Lazaro Aleman
ECB Publishing, Inc.
The outdoor gun range that county officials have been pursuing, if seemingly reluctantly, has now been put on the back burner.
Officials had been pinning their latest hope for the gun range on a potential land swap that would gain the county a 100-acre property near the crossroads of U.S. 90 and Salt Road. Officials envisioned this property serving multiple purposes, including a shooting range, a borrow pit and the location of a repeater station for the emergency services.
Their idea involved selling the county's landfill site on Tyson Road to an adjoining property owner and using the resulting money from the sale to help pay for the purchase of the 100-acre parcel. Officials, however, apparently overestimated the amount that the adjoining property owner would be willing to pay for landfill property.

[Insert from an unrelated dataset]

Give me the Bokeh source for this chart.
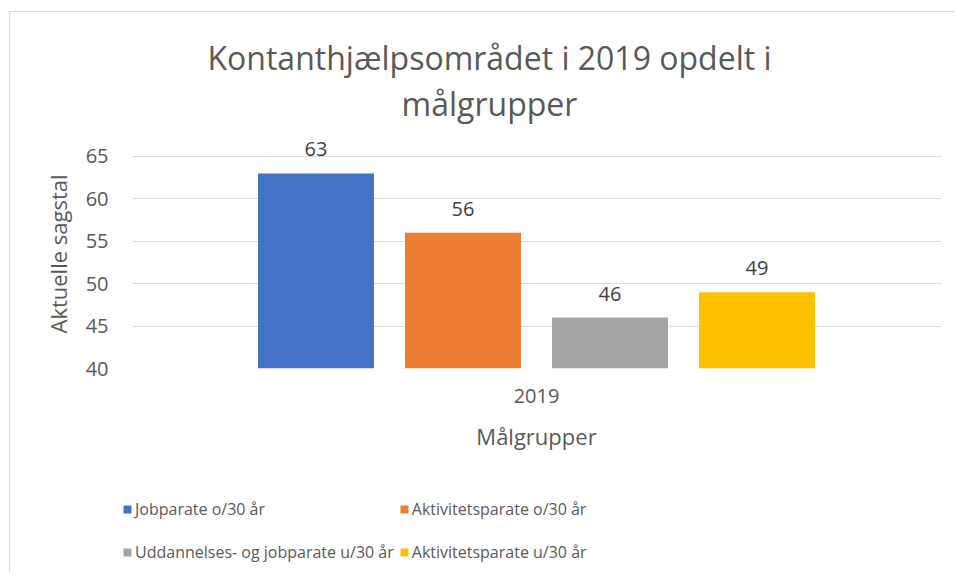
from bokeh.plotting import figure
from bokeh.layouts import column
from bokeh.models import (ColumnDataSource, FactorRange, Range1d, FixedTicker,
                          LabelSet, Label, Legend, LegendItem)
from bokeh.transform import dodge
from bokeh.core.properties import value
from bokeh.embed import file_html
from bokeh.resources import INLINE

# ---- data ----
categories = ["2019"]
series = ["Jobparate o/30 år", "Aktivitetsparate o/30 år",
          "Uddannelses- og jobparate u/30 år", "Aktivitetsparate u/30 år"]
values = [63, 56, 46, 49]
colors = ["#4472C4", "#ED7D31", "#A5A5A5", "#FFC000"]
y_ticks = [40, 45, 50, 55, 60, 65]
title_lines = ["Kontanthjælpsområdet i 2019 opdelt i", "målgrupper"]
y_label = "Aktuelle sagstal"
x_label = "Målgrupper"

FONT = "Open Sans"
TXT = "#595959"
W = 944
TH = 120  # title strip height (px)


def bare(fig):
    fig.frame_align = False
    fig.axis.visible = False
    fig.grid.visible = False
    fig.outline_line_color = None
    fig.border_fill_color = "white"
    fig.background_fill_color = "white"


# ---- title strip ----
pt = figure(x_range=Range1d(0, W), y_range=Range1d(0, TH), width=W, height=TH,
            output_backend="svg", toolbar_location=None, title=None,
            min_border=0, min_border_left=0, min_border_right=0,
            min_border_top=0, min_border_bottom=0)
bare(pt)
for line, ty in zip(title_lines, [TH - 45, TH - 91]):
    pt.add_layout(Label(x=479, y=ty, text=line, text_align="center", text_baseline="middle",
                        text_font=FONT, text_font_size="32px", text_color=TXT))

# ---- main chart ----
p = figure(x_range=FactorRange(factors=categories, range_padding=0),
           y_range=Range1d(y_ticks[0], y_ticks[-1] + 2),
           width=W, height=330, output_backend="svg", toolbar_location=None,
           title=None,
           min_border_left=121, min_border_right=13, min_border_top=7,
           min_border_bottom=94)
p.frame_align = False
p.outline_line_color = None
p.background_fill_color = "white"
p.border_fill_color = "white"

# ---- legend strip (same data; its renderers are hidden) ----
pl = figure(x_range=p.x_range, y_range=Range1d(0, 1), width=W, height=110,
            output_backend="svg", toolbar_location=None, title=None,
            min_border=0, min_border_left=0, min_border_right=0,
            min_border_top=0, min_border_bottom=0)
bare(pl)

step = 0.1815
bw = 0.1432
items = []
for i, (name, v, c) in enumerate(zip(series, values, colors)):
    off = (i - (len(series) - 1) / 2) * step
    src = ColumnDataSource(dict(cat=categories, v=[v], t=[str(v)]))
    p.vbar(x=dodge("cat", off, range=p.x_range), top="v", bottom=y_ticks[0],
           width=bw, fill_color=c, line_color=None, source=src)
    p.add_layout(LabelSet(x=dodge("cat", off, range=p.x_range), y="v", text="t", source=src,
                          text_align="center", text_baseline="alphabetic", y_offset=17,
                          text_font=value(FONT), text_font_size="20px", text_color="#404040"))
    r = pl.vbar(x=dodge("cat", off, range=pl.x_range), top="v", bottom=y_ticks[0],
                width=bw, fill_color=c, line_color=None, source=src, visible=False)
    items.append(LegendItem(label=name, renderers=[r]))

# axes
p.yaxis.ticker = FixedTicker(ticks=y_ticks)
p.yaxis.axis_label = y_label
p.xaxis.axis_label = x_label
for ax in (p.xaxis, p.yaxis):
    ax.axis_line_color = None
    ax.major_tick_line_color = None
    ax.minor_tick_line_color = None
    ax.major_tick_out = 0
    ax.major_label_text_font = FONT
    ax.major_label_text_font_size = "20px"
    ax.major_label_text_color = TXT
    ax.axis_label_text_font = FONT
    ax.axis_label_text_font_size = "22px"
    ax.axis_label_text_font_style = "normal"
    ax.axis_label_text_color = TXT
p.yaxis.major_label_standoff = 23
p.yaxis.axis_label_standoff = 10
p.xaxis.major_label_standoff = 20
p.xaxis.axis_label_standoff = 15

p.xgrid.grid_line_color = None
p.ygrid.grid_line_color = "#D9D9D9"
p.ygrid.grid_line_width = 1

legend = Legend(items=items, location=(112, 1), orientation="horizontal", ncols=2,
                glyph_width=10, glyph_height=10, label_standoff=3, spacing=5,
                label_height=38, padding=0, margin=0, border_line_color=None,
                background_fill_alpha=0, inactive_fill_alpha=0, label_text_font=FONT,
                label_text_font_size="16px", label_text_color=TXT)
pl.add_layout(legend, "center")

layout = column(pt, p, pl, spacing=0, margin=(11, 0, 0, 9),
                styles={"border-top": "1px solid #d9d9d9", "border-left": "1px solid #d9d9d9",
                        "background-color": "white"})

open("out.html", "w").write(file_html(layout, INLINE))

County Coordinator Parrish Barwick informed the Jefferson County Commission on Thursday, Oct. 17, that the property owner's offer had proven much lower than expected.
“We had a conversation with Beau Turner about him helping out by buying the land,” Barwick said, speaking of the landfill property. “But his offer was disappointing.”
Barwick noted that three other suggested alternative sites for the gun range weren't viable. The Tyson landfill site, he noted, had drawn opposition from nearby neighbors, as had the UF property off U.S. 90 from the board. He was referring to Commission Chairwoman Betsy Barfield's objection to the UF site, based on it being surrounded by a residential neighborhood. As for the county's land mine, Barwick said it would require shutting down the mining operation if the gun range were placed there.
Barfied agreed. She had a problem, she reiterated, with expending $200,000 or more of public funds to purchase the 100-acre property. The asking price for the property has been reported at between $2,800 and $3,500 per acre. Especially, she added, when the county had 99 acres at the old land mine. She also had a problem with the public sector competing with a private business, a reference to Robinson Gunworks, an indoor gun range that the city was expected to approve. (The council, in fact, approved the indoor gun range on Tuesday evening, Nov. 5.)
“I think we should see how it goes with Robinson before doing anything more,” Barfield said.
The rest of the board appeared to agree, judging from the lack of objection from the other members.
The idea of an outdoor shooting range by first broached by Keith Cook, who, along with a few others, has continued to press the commission to pursue the issue.